Nach langem Rechtsstreit ist die Immobilie wieder in öffentlicher Hand. Verwaltet wird das Grundstück von der Berliner Immobilienmanagement (BIM). Laut BIM arbeite der zuständige Bezirk Pankow an einer Machbarkeitsstudie für die Nutzung des Geländes. Aufgabe des BIM sei es, die Liegenschaft zu sichern: „Das ehemalige Kinderkrankenhaus ist in einem sehr schlechten Zustand.“
Viele potenzielle Bauherren beantragen eine Baugenehmigung nur, um das Grundstück über mehrere Jahre zu halten. Sie wollen die Immobilie später mit Gewinn abstoßen. Lisa Paus, finanzpolitische Sprecherin der Grünen im Bundestag, schätzt, dass es in Deutschland mehrere Hunderttausend verdächtige Baugenehmigungen gebe: „Allein Engpässe im Baugewerbe reichen als Erklärung nicht aus, nicht nur in Berlin sind Baulandspekulationen die Ursache.“ Laut einem Bericht der Investitionsbank Berlin horten insbesondere Immobilienfonds Baugenehmigungen. Bei ihnen ist die Quote ungenutzter Genehmigungen mit 64 Prozent am höchsten. Bei privaten Bauherren liegt der Anteil dagegen nur bei 38 Prozent.
Eigentümer droht Enteignung
Die Kommunen bekämpfen zwar Baulandspekulation, schießen dabei aber mitunter übers Ziel hinaus. Ihr Waffenarsenal reicht vom Einfrieren der Grundstückspreise, verkürzten Baugenehmigungen bis hin zum Enteignen der Eigentümer.
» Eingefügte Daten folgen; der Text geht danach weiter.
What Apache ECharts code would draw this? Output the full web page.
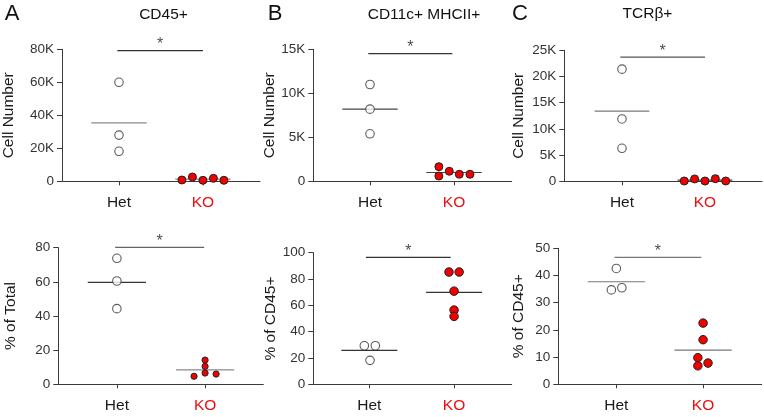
<!DOCTYPE html>
<html><head><meta charset="utf-8">
<script src="https://cdn.jsdelivr.net/npm/echarts@6/dist/echarts.min.js"></script>
<style>html,body{margin:0;padding:0;background:#fff}#c{width:764px;height:417px}</style>
</head><body><div id="c"></div>
<script>
// ---------- data ----------
const groups = ['Het', 'KO'];
const panelLetters = ['A', 'B', 'C'];
const panelTitles = ['CD45+', 'CD11c+ MHCII+', 'TCRβ+'];
const yNamesTop = ['Cell Number', 'Cell Number', 'Cell Number'];
const yNamesBottom = ['% of Total', '% of CD45+', '% of CD45+'];

// A top: CD45+ cell number
const aCountHet = [60000, 28000, 18200];
const aCountHetJitter = [0, 0, 0];
const aCountKO = [800, 2600, 600, 1800, 600];
const aCountKOJitter = [-0.25, -0.125, 0, 0.125, 0.25];
const aCountMeans = [35400, 1300];
const aCountSig = 79200;
// B top: CD11c+ MHCII+ cell number
const bCountHet = [11000, 8200, 5400];
const bCountHetJitter = [0, 0, 0];
const bCountKO = [1660, 600, 1140, 800, 800];
const bCountKOJitter = [-0.18, -0.18, -0.056, 0.063, 0.19];
const bCountMeans = [8200, 1000];
const bCountSig = 14500;
// C top: TCRb+ cell number
const cCountHet = [21400, 11900, 6300];
const cCountHetJitter = [0, 0, 0];
const cCountKO = [60, 450, 60, 500, 60];
const cCountKOJitter = [-0.25, -0.125, 0, 0.125, 0.25];
const cCountMeans = [13400, 230];
const cCountSig = 23700;
// A bottom: % of total
const aPctHet = [73.8, 60.5, 44.3];
const aPctHetJitter = [0, 0, 0];
const aPctKO = [4.7, 14.2, 10.5, 6.6, 6.0];
const aPctKOJitter = [-0.125, 0, 0, 0, 0.125];
const aPctMeans = [59.7, 8.5];
const aPctSig = 80.2;
// B bottom: % of CD45+
const bPctHet = [29.3, 29.3, 18.2];
const bPctHetJitter = [-0.059, 0.071, 0.008];
const bPctKO = [85.3, 85.3, 70.8, 56.4, 51.6];
const bPctKOJitter = [-0.06, 0.06, 0, 0, 0];
const bPctMeans = [25.8, 69.9];
const bPctSig = 96.4;
// C bottom: % of CD45+
const cPctHet = [42.6, 34.7, 35.5];
const cPctHetJitter = [0, -0.057, 0.064];
const cPctKO = [22.5, 16.4, 9.8, 7.8, 6.8];
const cPctKOJitter = [0, 0, -0.06, 0.057, -0.06];
const cPctMeans = [37.7, 12.6];
const cPctSig = 46.7;

// ---------- layout / style ----------
const FONT = '"Liberation Sans", Arial, Helvetica, sans-serif';
const TXT = '#1a1a1a';
const AX = '#3a3a3a';
const RED = '#f20c0c';
const kFmt = v => v === 0 ? '0' : (v / 1000) + 'K';

const panels = [
  {grid:{left:62, top:49.3, width:198, height:132}, xr:[0.321, 2.68], ymax:80000, yint:20000, fmt:kFmt, name:yNamesTop[0], gap:45,
   het:aCountHet, hj:aCountHetJitter, ko:aCountKO, kj:aCountKOJitter, means:aCountMeans, sig:aCountSig, sigX:[0.98,2.0], mc:['#8a8a8a','#8a8a8a'], sc:'#333', ks:8, hs:8.5},
  {grid:{left:313.3, top:49.3, width:198.4, height:132}, xr:[0.325, 2.687], ymax:15000, yint:5000, fmt:kFmt, name:yNamesTop[1], gap:34,
   het:bCountHet, hj:bCountHetJitter, ko:bCountKO, kj:bCountKOJitter, means:bCountMeans, sig:bCountSig, sigX:[0.98,1.98], mc:['#444','#444'], sc:'#333', ks:8, hs:8.5},
  {grid:{left:564.3, top:50.3, width:197.7, height:131}, xr:[0.305, 2.687], ymax:25000, yint:5000, fmt:kFmt, name:yNamesTop[2], gap:38,
   het:cCountHet, hj:cCountHetJitter, ko:cCountKO, kj:cCountKOJitter, means:cCountMeans, sig:cCountSig, sigX:[0.98,2.0], mc:['#777','#444'], sc:'#555', ks:8, hs:8.5},
  {grid:{left:58.3, top:247.7, width:205, height:136.6}, xr:[0.336, 2.66], ymax:80, yint:20, fmt:null, name:yNamesBottom[0], gap:40,
   het:aPctHet, hj:aPctHetJitter, ko:aPctKO, kj:aPctKOJitter, means:aPctMeans, sig:aPctSig, sigX:[0.98,1.99], mc:['#333','#8a8a8a'], sc:'#666', ks:6.2, hs:8.5},
  {grid:{left:313.3, top:252.7, width:198.4, height:131.6}, xr:[0.339, 2.68], ymax:100, yint:20, fmt:null, name:yNamesBottom[1], gap:34,
   het:bPctHet, hj:bPctHetJitter, ko:bPctKO, kj:bPctKOJitter, means:bPctMeans, sig:bPctSig, sigX:[0.96,1.96], mc:['#333','#333'], sc:'#333', ks:8.5, hs:8.5},
  {grid:{left:558.3, top:248.3, width:203.4, height:136}, xr:[0.331, 2.676], ymax:50, yint:10, fmt:null, name:yNamesBottom[2], gap:32,
   het:cPctHet, hj:cPctHetJitter, ko:cPctKO, kj:cPctKOJitter, means:cPctMeans, sig:cPctSig, sigX:[0.98,1.98], mc:['#777','#777'], sc:'#777', ks:8.5, hs:8.5}
];

const grids = [], xAxes = [], yAxes = [], series = [];
const HALF = 0.33;
panels.forEach((p, i) => {
  grids.push(Object.assign({containLabel:false, outerBoundsMode:'none'}, p.grid));
  xAxes.push({
    type:'value', gridIndex:i, min:p.xr[0], max:p.xr[1],
    axisLine:{show:true, lineStyle:{color:AX, width:1}},
    axisTick:{show:true, customValues:[1,2], length:4, lineStyle:{color:AX}},
    axisLabel:{show:true, customValues:[1,2], margin:13,
      formatter: v => Math.round(v) === 1 ? '{h|' + groups[0] + '}' : '{k|' + groups[1] + '}',
      rich:{h:{color:TXT, fontSize:15.5, fontFamily:FONT}, k:{color:RED, fontSize:15.5, fontFamily:FONT}}},
    splitLine:{show:false}
  });
  yAxes.push({
    type:'value', gridIndex:i, min:0, max:p.ymax, interval:p.yint,
    name:p.name, nameLocation:'middle', nameGap:p.gap, nameRotate:90,
    nameTextStyle:{color:TXT, fontSize:15.5, fontFamily:FONT},
    axisLine:{show:true, lineStyle:{color:AX, width:1}},
    axisTick:{show:true, length:5, lineStyle:{color:AX}},
    axisLabel:{color:'#333', fontSize:13.5, fontFamily:FONT, margin:8, formatter:p.fmt || (v => String(v))},
    splitLine:{show:false}
  });
  const lineStyle = (c) => ({color:c, width:1.2});
  series.push({type:'line', xAxisIndex:i, yAxisIndex:i, symbol:'none', silent:true, z:1, clip:false,
    lineStyle:lineStyle(p.mc[0]), data:[[1 - HALF, p.means[0]], [1 + HALF, p.means[0]]]});
  series.push({type:'line', xAxisIndex:i, yAxisIndex:i, symbol:'none', silent:true, z:1, clip:false,
    lineStyle:lineStyle(p.mc[1]), data:[[2 - HALF, p.means[1]], [2 + HALF, p.means[1]]]});
  series.push({type:'line', xAxisIndex:i, yAxisIndex:i, symbol:'none', silent:true, z:1, clip:false,
    lineStyle:lineStyle(p.sc), data:[[p.sigX[0], p.sig], [p.sigX[1], p.sig]]});
  series.push({type:'scatter', xAxisIndex:i, yAxisIndex:i, symbolSize:0, silent:true, z:3, clip:false,
    label:{show:true, position:'top', distance:-2, formatter:'*', color:TXT, fontSize:16, fontFamily:FONT},
    data:[[(p.sigX[0] + p.sigX[1]) / 2, p.sig]]});
  series.push({type:'scatter', xAxisIndex:i, yAxisIndex:i, symbol:'circle', symbolSize:p.hs, z:4, clip:false,
    itemStyle:{color:'#fff', borderColor:'#333', borderWidth:1.1},
    data:p.het.map((v, j) => [1 + p.hj[j], v])});
  series.push({type:'scatter', xAxisIndex:i, yAxisIndex:i, symbol:'circle', symbolSize:p.ks, z:4, clip:false,
    itemStyle:{color:'#f20000', borderColor:'#222', borderWidth:1, opacity:1},
    data:p.ko.map((v, j) => [2 + p.kj[j], v])});
});

const letterPos = [[12, 14], [275, 14], [520, 14]];
const titlePos = [[163.5, 14.5], [424, 14.5], [647.5, 14]];
const graphic = [];
panelLetters.forEach((t, i) => {
  graphic.push({type:'text', x:letterPos[i][0], y:letterPos[i][1], silent:true,
    style:{text:t, fill:'#111', fontSize:22, fontFamily:FONT, align:'center', verticalAlign:'middle'}});
  graphic.push({type:'text', x:titlePos[i][0], y:titlePos[i][1], silent:true,
    style:{text:panelTitles[i], fill:'#111', fontSize:15.5, fontFamily:FONT, align:'center', verticalAlign:'middle'}});
});

const chart = echarts.init(document.getElementById('c'), null, {renderer:'canvas'});
chart.setOption({
  animation:false,
  backgroundColor:'#fff',
  textStyle:{fontFamily:FONT},
  grid:grids, xAxis:xAxes, yAxis:yAxes, series:series, graphic:graphic
});
</script>
</body></html>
Diese Maßnahmen sollen verhindern, dass Spekulanten Grundstücke aufkaufen, die Bodenpreise hochtreiben und Bauen so unbezahlbar wird. Tatsächlich treffen die Eingriffe der Kommunen auch die Alteigentümer. Denn sie können nicht mehr frei über ihren Grund und Boden verfügen.